Il trionfo dello sciopero generale della Sardegna

I manifestanti sardi davanti al palco di piazza Yenne

Cagliari – Sono scesi in piazza in 60mila. Un serpentone colorato che ha attraversato le strade del capoluogo sardo. Palloncini, striscioni, scritte ironiche, fischietti e campanacci hanno accompagnato una manifestazione pacifica e composta. Presenti tutte e tre le maggiori sigle sindacali, Cgil, Cisl e Uil, organizzatrici della manifestazione,  una volta tanto unite per dire “Adesso basta!”. Basta a una politica che ha messo in ginocchio l’economia sarda. Basta a un Consiglio regionale inetto che ha svenduto l’isola al Governo centrale. Basta alle false promesse di rinascita. Basta alla disoccupazione galoppante, che in Sardegna ha lasciato a casa la maggior parte dei giovani. A dirlo Mario Medde, leader della Cisl, Enzo Costa, segretario della Cgil e Francesca Ticca, massimo dirigente della Uil, dal palco allestito a ridosso della statua di Carlo Felice in piazza Yenne.

 

Il clou della manifestazione, il discorso dei leaders sindacali

Una grande manifestazione che è andata ben oltre le aspettative degli stessi organizzatori. «È un vero successo. La più grande manifestazione di sempre – ha detto con orgoglio dal palco Mario Medde – non si vedeva una così ampia partecipazione dagli anni ‘60». E quel lungo corteo che da piazza Giovanni si è snodato per le vie principali ed eleganti di Cagliari,  sembra dargli ragione.
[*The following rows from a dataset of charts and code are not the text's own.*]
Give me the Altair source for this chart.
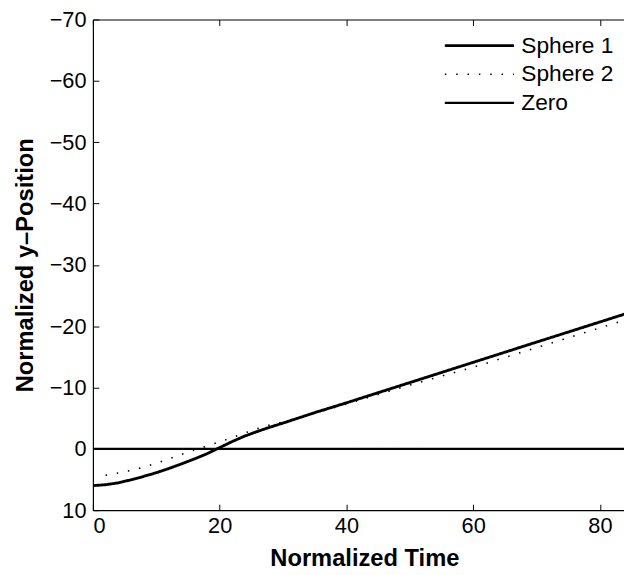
import altair as alt
import pandas as pd

series_names = ["Sphere 1", "Sphere 2", "Zero"]

s1_t = [0, 2, 4, 6, 8, 10, 12, 14, 16, 18, 20, 22, 24, 26, 28, 30, 35, 40, 50, 60, 70, 84]
s1_y = [6.0, 5.85, 5.55, 5.05, 4.5, 3.9, 3.2, 2.45, 1.65, 0.8, -0.2, -1.2, -2.1, -2.85, -3.55, -4.2, -5.9, -7.5, -10.8, -14.1, -17.4, -22.0]

s2_t = [2, 4, 6, 8, 10, 12, 14, 16, 18, 20, 22, 24, 26, 28, 30, 35, 40, 50, 60, 70, 84]
s2_y = [4.3, 3.95, 3.5, 3.0, 2.35, 1.65, 0.9, 0.2, -0.45, -1.15, -1.85, -2.6, -3.3, -3.9, -4.4, -5.8, -7.3, -10.4, -13.3, -16.5, -21.0]

zero_t = [0, 84]
zero_y = [0, 0]

x_ticks = [0, 20, 40, 60, 80]
y_ticks = [-70, -60, -50, -40, -30, -20, -10, 0, 10]

rows = []
for name, ts, ys in [("Sphere 1", s1_t, s1_y), ("Sphere 2", s2_t, s2_y), ("Zero", zero_t, zero_y)]:
    for t, y in zip(ts, ys):
        rows.append({"series": name, "t": t, "y": y})
df = pd.DataFrame(rows)

FONT = "Liberation Sans"
xs = alt.Scale(domain=[0, 83.8], nice=False, zero=False)
ys = alt.Scale(domain=[-70, 10], reverse=True, nice=False, zero=False)

base = alt.Chart(df)

lines = base.mark_line(color="black", strokeCap="butt", clip=True).encode(
    x=alt.X("t:Q", scale=xs, axis=alt.Axis(
        orient="bottom", values=x_ticks, title="Normalized Time", ticks=False,
        domain=True, domainColor="black", domainWidth=1.2, grid=False,
        labelFont=FONT, labelFontSize=22, labelColor="black", labelPadding=6,
        titleFont=FONT, titleFontSize=24, titleFontWeight="bold", titleColor="black", titlePadding=10,
        titleX=275)),
    y=alt.Y("y:Q", scale=ys, axis=alt.Axis(
        orient="left", values=y_ticks, title="Normalized y–Position", ticks=False,
        domain=True, domainColor="black", domainWidth=1.2, grid=False,
        labelFont=FONT, labelFontSize=22, labelColor="black", labelPadding=7,
        titleFont=FONT, titleFontSize=24, titleFontWeight="bold", titleColor="black", titlePadding=12)),
    strokeDash=alt.StrokeDash("series:N", scale=alt.Scale(domain=series_names, range=[[1, 0], [1.5, 10], [1, 0]]),
        legend=alt.Legend(title=None, orient="none", legendX=380, legendY=15,
                          symbolType="M-7,0H7", symbolSize=100, symbolStrokeColor="black",
                          symbolFillColor="transparent", symbolStrokeWidth=2,
                          labelFont=FONT, labelFontSize=23, labelColor="black",
                          labelOffset=31, rowPadding=5)),
    strokeWidth=alt.StrokeWidth("series:N", scale=alt.Scale(type="ordinal", domain=series_names, range=[2.9, 1.6, 2.2]), legend=None),
    detail="series:N",
)

ticks_in = base.mark_point(opacity=0).encode(
    x=alt.X("t:Q", scale=xs, axis=alt.Axis(orient="bottom", offset=-6, values=x_ticks, domain=False,
                                           labels=False, title=None, ticks=True, tickSize=6,
                                           tickColor="black", tickWidth=1, grid=False)),
    y=alt.Y("y:Q", scale=ys, axis=alt.Axis(orient="left", offset=-6, values=y_ticks, domain=False,
                                           labels=False, title=None, ticks=True, tickSize=6,
                                           tickColor="black", tickWidth=1, grid=False)),
)

top_dom = base.mark_point(opacity=0).encode(
    x=alt.X("t:Q", scale=xs, axis=alt.Axis(orient="top", values=x_ticks, domain=True, domainColor="black",
                                           domainWidth=1.2, labels=False, title=None, ticks=False, grid=False)),
    y=alt.Y("y:Q", scale=ys, axis=None),
)

top_ticks = base.mark_point(opacity=0).encode(
    x=alt.X("t:Q", scale=xs, axis=alt.Axis(orient="top", offset=-6, values=x_ticks, domain=False,
                                           labels=False, title=None, ticks=True, tickSize=6,
                                           tickColor="black", tickWidth=1, grid=False)),
    y=alt.Y("y:Q", scale=ys, axis=None),
)

chart = alt.layer(lines, ticks_in, top_dom, top_ticks).resolve_axis(
    x="independent", y="independent"
).properties(
    width=538, height=497,
    autosize=alt.AutoSizeParams(type="none"),
    padding={"left": 86, "top": 8, "right": 0, "bottom": 62},
    background="white",
).configure_view(stroke=None)

chart.save("out.html", embed_options={"renderer": "svg", "actions": False})
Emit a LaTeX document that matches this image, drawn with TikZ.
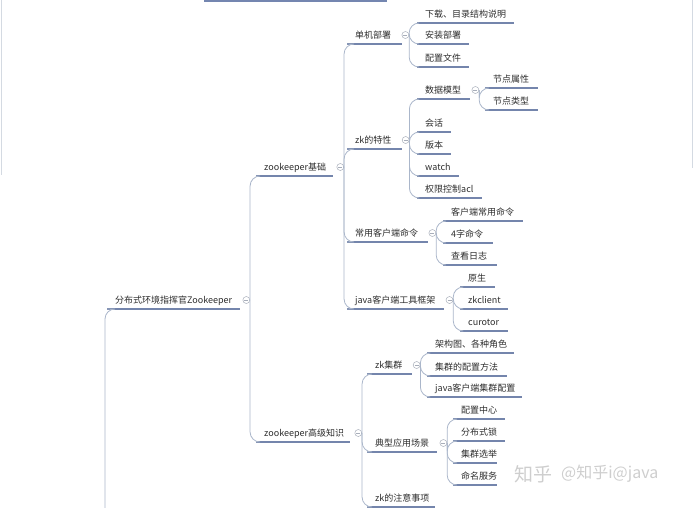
\documentclass[tikz,border=0pt]{standalone}
\usepackage{fontspec}
\setmainfont{Noto Sans CJK SC}
\usepackage{tikz}
\definecolor{topiccolor}{RGB}{45, 45, 45}
\definecolor{ulinecolor}{RGB}{116, 133, 172}
\definecolor{linkcolor}{RGB}{170, 182, 202}
\definecolor{foldcolor}{RGB}{168, 174, 186}
\definecolor{framecolor}{RGB}{212, 218, 226}
\definecolor{markcolor}{RGB}{206, 206, 206}
\definecolor{titlecolor}{RGB}{116, 134, 176}

\begin{document}
\begin{tikzpicture}[
    x=1pt, y=-1pt,
    % Estilos dos topicos
    topic/.style={
        anchor=south west,
        inner xsep=8pt,
        inner ysep=3.5pt,
        text height=7pt,
        text depth=1.5pt,
        font=\fontsize{9}{11}\selectfont,
        text=topiccolor,
        append after command={(\tikzlastnode.south west) edge[uline] ++(#1,0)}
    },
    uline/.style={draw=ulinecolor, line width=1.7pt},
    fold/.style={
        circle,
        draw=foldcolor,
        line width=0.5pt,
        minimum size=7pt,
        inner sep=0pt,
        path picture={\draw[foldcolor, line width=0.5pt]
            ([xshift=-2pt]path picture bounding box.center) --
            ([xshift=2pt]path picture bounding box.center);}
    },
    % Estilos das linhas
    link/.style={draw=linkcolor, line width=0.8pt, rounded corners=10pt},
    frameline/.style={draw=framecolor, line width=0.8pt},
    titlebar/.style={rectangle, fill=titlecolor, draw=none},
    watermark/.style={text=markcolor, inner sep=0pt},
]
\useasboundingbox (0,0) rectangle (700,507);

% ============================================================================
% MOLDURA
% ============================================================================
\node[titlebar, anchor=south west, minimum width=183, minimum height=8] (title) at (204,2) {};
\draw[frameline] (1,0) -- (1,175);
\draw[frameline] (692,0) -- (692,168);

% ============================================================================
% RAIZ
% ============================================================================
\node[topic=133] (root) at (107,309) {分布式环境指挥官Zookeeper};
\node[fold] (froot) at ([shift={(6,-9)}]root.south east) {};
\coordinate (rootup) at (105,515);

% ============================================================================
% NIVEL 1
% ============================================================================
\node[topic=77] (basic) at (256,176) {zookeeper基础};
\node[fold] (fbasic) at ([shift={(6,-9)}]basic.south east) {};

\node[topic=94] (adv) at (256,442) {zookeeper高级知识};
\node[fold] (fadv) at ([shift={(6,-9)}]adv.south east) {};

% ============================================================================
% ZOOKEEPER BASICO
% ============================================================================
\node[topic=55] (single) at (347,44) {单机部署};
\node[fold] (fsingle) at ([shift={(6,-9)}]single.south east) {};
\node[topic=97] (download) at (417,23) {下载、目录结构说明};
\node[topic=52] (install) at (417,44) {安装部署};
\node[topic=52] (conf) at (417,67) {配置文件};

\node[topic=55] (feature) at (347,149) {zk的特性};
\node[fold] (ffeature) at ([shift={(6,-9)}]feature.south east) {};
\node[topic=53] (model) at (417,99) {数据模型};
\node[fold] (fmodel) at ([shift={(6,-9)}]model.south east) {};
\node[topic=53] (nattr) at (485,88) {节点属性};
\node[topic=53] (ntype) at (485,110) {节点类型};
\node[topic=34] (session) at (417,132) {会话};
\node[topic=34] (version) at (417,154) {版本};
\node[topic=42] (watch) at (417,176) {watch};
\node[topic=65] (acl) at (417,198) {权限控制acl};

\node[topic=81] (cmd) at (347,242) {常用客户端命令};
\node[fold] (fcmd) at ([shift={(6,-9)}]cmd.south east) {};
\node[topic=80] (clicmd) at (443,221) {客户端常用命令};
\node[topic=50] (fourcmd) at (443,243) {4字命令};
\node[topic=54] (log) at (443,265) {查看日志};

\node[topic=97] (jtool) at (347,309) {java客户端工具框架};
\node[fold] (fjtool) at ([shift={(6,-9)}]jtool.south east) {};
\node[topic=35] (native) at (460,287) {原生};
\node[topic=48] (zkclient) at (460,309) {zkclient};
\node[topic=48] (curator) at (460,331) {curotor};

% ============================================================================
% ZOOKEEPER AVANCADO
% ============================================================================
\node[topic=45] (cluster) at (367,374) {zk集群};
\node[fold] (fcluster) at ([shift={(6,-9)}]cluster.south east) {};
\node[topic=87] (arch) at (427,353) {架构图、各种角色};
\node[topic=80] (cconf) at (427,376) {集群的配置方法};
\node[topic=95] (jconf) at (427,397) {java客户端集群配置};

\node[topic=70] (usecase) at (367,452) {典型应用场景};
\node[fold] (fusecase) at ([shift={(6,-9)}]usecase.south east) {};
\node[topic=52] (confcenter) at (453,419) {配置中心};
\node[topic=52] (dlock) at (453,441) {分布式锁};
\node[topic=44] (election) at (453,463) {集群选举};
\node[topic=44] (naming) at (453,485) {命名服务};

\node[topic=68] (notice) at (367,507) {zk的注意事项};

% ============================================================================
% LIGACOES
% ============================================================================
\draw[link] (root.south west) -| (rootup);
\draw[link] (froot.east) |- (basic.south west);
\draw[link] (froot.east) |- (adv.south west);

\draw[link] (fbasic.east) |- (single.south west);
\draw[link] (fbasic.east) |- (feature.south west);
\draw[link] (fbasic.east) |- (cmd.south west);
\draw[link] (fbasic.east) |- (jtool.south west);

\draw[link] (fsingle.east) |- (download.south west);
\draw[link] (fsingle.east) |- (install.south west);
\draw[link] (fsingle.east) |- (conf.south west);

\draw[link] (ffeature.east) |- (model.south west);
\draw[link] (ffeature.east) |- (session.south west);
\draw[link] (ffeature.east) |- (version.south west);
\draw[link] (ffeature.east) |- (watch.south west);
\draw[link] (ffeature.east) |- (acl.south west);
\draw[link] (fmodel.east) |- (nattr.south west);
\draw[link] (fmodel.east) |- (ntype.south west);

\draw[link] (fcmd.east) |- (clicmd.south west);
\draw[link] (fcmd.east) |- (fourcmd.south west);
\draw[link] (fcmd.east) |- (log.south west);

\draw[link] (fjtool.east) |- (native.south west);
\draw[link] (fjtool.east) |- (zkclient.south west);
\draw[link] (fjtool.east) |- (curator.south west);

\draw[link] (fadv.east) |- (cluster.south west);
\draw[link] (fadv.east) |- (usecase.south west);
\draw[link] (fadv.east) |- (notice.south west);

\draw[link] (fcluster.east) |- (arch.south west);
\draw[link] (fcluster.east) |- (cconf.south west);
\draw[link] (fcluster.east) |- (jconf.south west);

\draw[link] (fusecase.east) |- (confcenter.south west);
\draw[link] (fusecase.east) |- (dlock.south west);
\draw[link] (fusecase.east) |- (election.south west);
\draw[link] (fusecase.east) |- (naming.south west);

% ============================================================================
% MARCA D'AGUA
% ============================================================================
\node[watermark, font=\fontsize{19}{21}\selectfont] (zhihu) at (533,474) {知乎};
\node[watermark, font=\fontsize{16}{18}\selectfont, anchor=west] (author) at (561,474) {@知乎i@java};

\end{tikzpicture}
\end{document}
Tante le delegazioni partite da Sassari, Nuoro, Ottana, Sulcis-Iglesiente e dai tantissimi centri colpiti duramente dalla crisi. Tutti radunati nel capoluogo per manifestare la propria rabbia e dolore per quel lavoro che non c’è. Ci sono i disoccupati che l’anno scorso hanno occupato l’isola dell’Asinara, gli operai del Sulcis e di Porto Torres. Presenti anche i precari della scuola e gli studenti degli istituti superiori e delle università. Così come non mancano i giornalisti, che manifestano le proprie rivendicazioni contro le varie leggi bavaglio,  e i precari di ogni dove. «Ci hanno defraudato del nostro futuro – ha affermato Enzo Costa – c’è una generazione di 35-40enni che non hanno mai lavorato, che non hanno mai avuto la possibilità di farlo».

Al presidente della Regione Ugo Cappellacci viene contestato il fatto che non sia riuscito a fare la voce grossa con l’ormai ex presidente del Consiglio Silvio Berlusconi, suo mentore e sostenitore. «Ha lasciato che l’Isola venisse dimenticata nelle aule parlamentari – ha detto Enzo Costa, segretario Cgil – tutti i fondi che spettavano alla Regione Sardegna  non sono mai arrivati nelle casse regionali». Si è parlato di promesse non mantenute, di Governo inefficace, ma soprattutto del lavoro che manca e scompare inghiottito dalle voragini scaturite dalla crisi industriale dell’Isola. Si è discusso anche di istruzione bistrattata e che ormai è diventata carta straccia. «Mio padre ha fatto grandi sacrifici per farmi studiare – ha affermato Mario Medde, segretario della Cisl – ma oggi quel titolo di studio per tanti non vale un posto di lavoro. È da qui che dobbiamo ripartire, dalla cultura e dall’arte». Il corteo viene ufficialmente chiuso verso le 13 con formule incoraggianti e ottimiste. «Questa grande manifestazione deve essere la nostra ripartenza – ha dichiarato Francesca Ticca, leader della Uil – i sardi sono un grande popolo che si merita il meglio».

Lo striscione indipendentista davanti al ComuneDi fronte al bel palazzo comunale di Cagliari un lungo striscione su cui è stato scritto a lettere cubitali: “Indipendentia” , (Indipendenza, ndr). Una parte del popolo sardo, stufo della politica nazionale che si scorda permanentemente della Sardegna, reclama la sua indipendenza dall’Italia, sentita come ostile e distante. Chissà cosa accadrà ora che la bufera della crisi politica ha investito il Bel Paese. Cappellacci manterrà la sua promessa di dimissioni e seguirà a rotta di collo il suo grande maestro Berlusconi?